Нет. Ни к черту все эти мои рацеи не годятся. Живешь, так живи, как человек… Это расчет на «дожитие», на «скорей бы кокнуло» – предательство по отношению к Юре и – и к Колиной памяти тоже. От боли за наши поражения – не отделаешься. Но надо жить «стиснув зубы, с железной решимостью». Надо радоваться тому, что есть. Надо говорить что-то людям, – ну, если мы все так опустимся, – а мы уже так устали, – что будет?

Что будет – то и будет. Времени нет. Есть вся жизнь в сегодняшнем дне. Жить им и говорить об этом.

Поэма может быть хорошей, а если подниму финал – перед колыбельной, то и отличной, не хуже «Февральского дневника», хотя другого типа.

Видимо, все же беременна – уже 13-й день задержки и что-то вроде легкой тошноты. Ну, и все это – «перед штурмом», перед разлукой с Землею? Зачем же привязываться к ней – любовью, ребенком, работой? Не лучше ли обрубить все связи с нею? Но это означает – сдаться раньше, чем тебя возьмут.

Нет. Не сдаюсь. Я просто не выспалась – плохо сплю последние дни вообще, – еще не приспособилась спать вдвоем с Юрой…


18/VII-42

Сегодняшняя сводка немного получше: «Бои в р-не Воронежа и южнее Миллерова, на остальных – без изменений». Неужели они – захлебываются уже? О, если бы! Эти сводки – как пульс держишь у больного, любимейшего человека, – как у Ирочки держала, как у Коли – во время статуса…

О, вытяни, выдержи, выстой, земля моя, мое войско, потому что я хочу жить, потому что ты сможешь жить, даже пролив столько крови.

В Ленинграде тоже очень тихо, даже дня два, как обстрелов нет. Наша судьба, конечно, решается на Юге. У нас еще есть время – до штурма, м. б., недели две, может быть, целый месяц. М. б., если их там поколотят, – штурма не будет. Но пропаганде даны новые – тревожные – установки: не пропагандировать победы в 42-м году – это, мол, фатализм. Не пропагандировать непобедимости антигитлеровской коалиции, – это значит – не надейся на союзников; пропагандировать, что Л-д получил лишь временную передышку и что штурм обязательно будет, – надо готовить к нему людей, отрешиться от благодушия и вообще «бить в набат».

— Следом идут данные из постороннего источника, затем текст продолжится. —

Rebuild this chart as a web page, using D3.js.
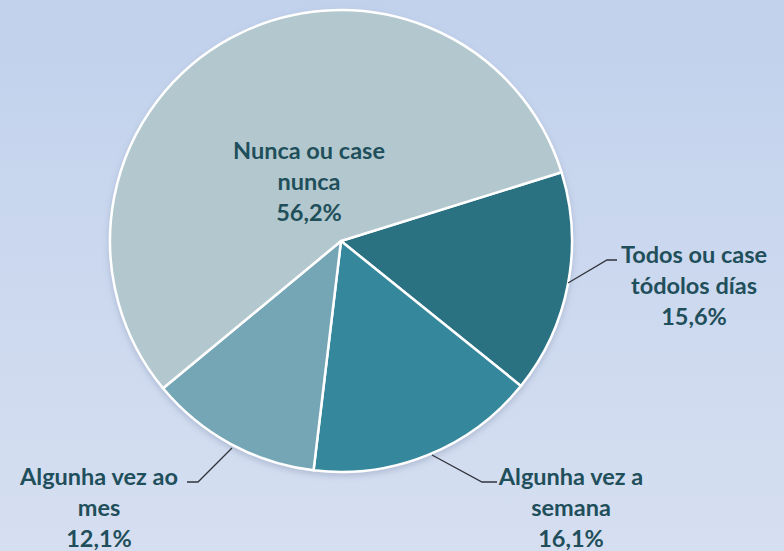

Да, невесело. Эти директивы были получены дня три назад, и настроение у людей было очень напряженное, Юрка даже начал говорить о том, что я «в случае катастрофы» должна буду уехать из Л-да и т. д. И у меня было смутное, бередящее, раздраженное состояние ожидания несчастья, катастрофы, конца, хотя, конечно, мысль о бегстве – вернее, перспектива его – еще ужаснее… К чему, ну к чему спасаться, тем более – бросив тут Юрку, собственно говоря, единственное, что держит меня на поверхности, не дает с головой погрузиться во мрак? Потом это чувство сгладилось, т. к. пошли мелкие и мельчайшие бытовые дела, суетность, за которой все скрывается.

Получила от портнихи черное бархатное платье – идет, очень идет, «страх как мила», и пальто новое летнее идет – просто душка в нем, – ну, разве может быть при этом гибель, катастрофа и т. п. Пальтишко, конечно, подправить нужно, – ну, ничего, она подправит, – рвач, расчетливая, корыстная баба, неискренняя со мной, но отличная портниха.

Написала поэму – и ведь получилось явно ничего, местами так прямо здорово; лучше, глубиннее всего, конечно, начало, и мне нигде не удалось подняться до него – так оно неповторимо по самой ситуации (это уж от меня не зависит… хотя… ведь стык-то – «не отдам» – «возьми» – я придумала!), так трагично и открывает какие-то новые людские отношения – без объяснения их. Затем – отрывок с Мусей, затем – Семен Потапов, потом озеро. Истребитель Митя Карамазов – никуда не годится, фальшив и жалок, надо переписать все, и уж не знаю – выйдет ли, тем более сейчас, когда хочу спать, – почему-то недосыпаю перманентно, и в башке – муть. Но, однако, даже с этой мутью попробую дожать.


20/VII-42

За окнами – гул артиллерийской интенсивной стрельбы. «Может быть, это начался штурм?» Мы встречаем этой фразой, шутя, теперь – каждый очередной обстрел – и сейчас Юрка так пошутил, – а м. б., и в самом деле – так. Ведь это же реальность – будущий штурм. В центре города матросы строят бойницы в домах, особенно оборудуют и укрепляют углы домов на перекрестках, – боже мой, неужели это может пригодиться? Мне кажется, что если немцы войдут в город – то ничего уже не поможет.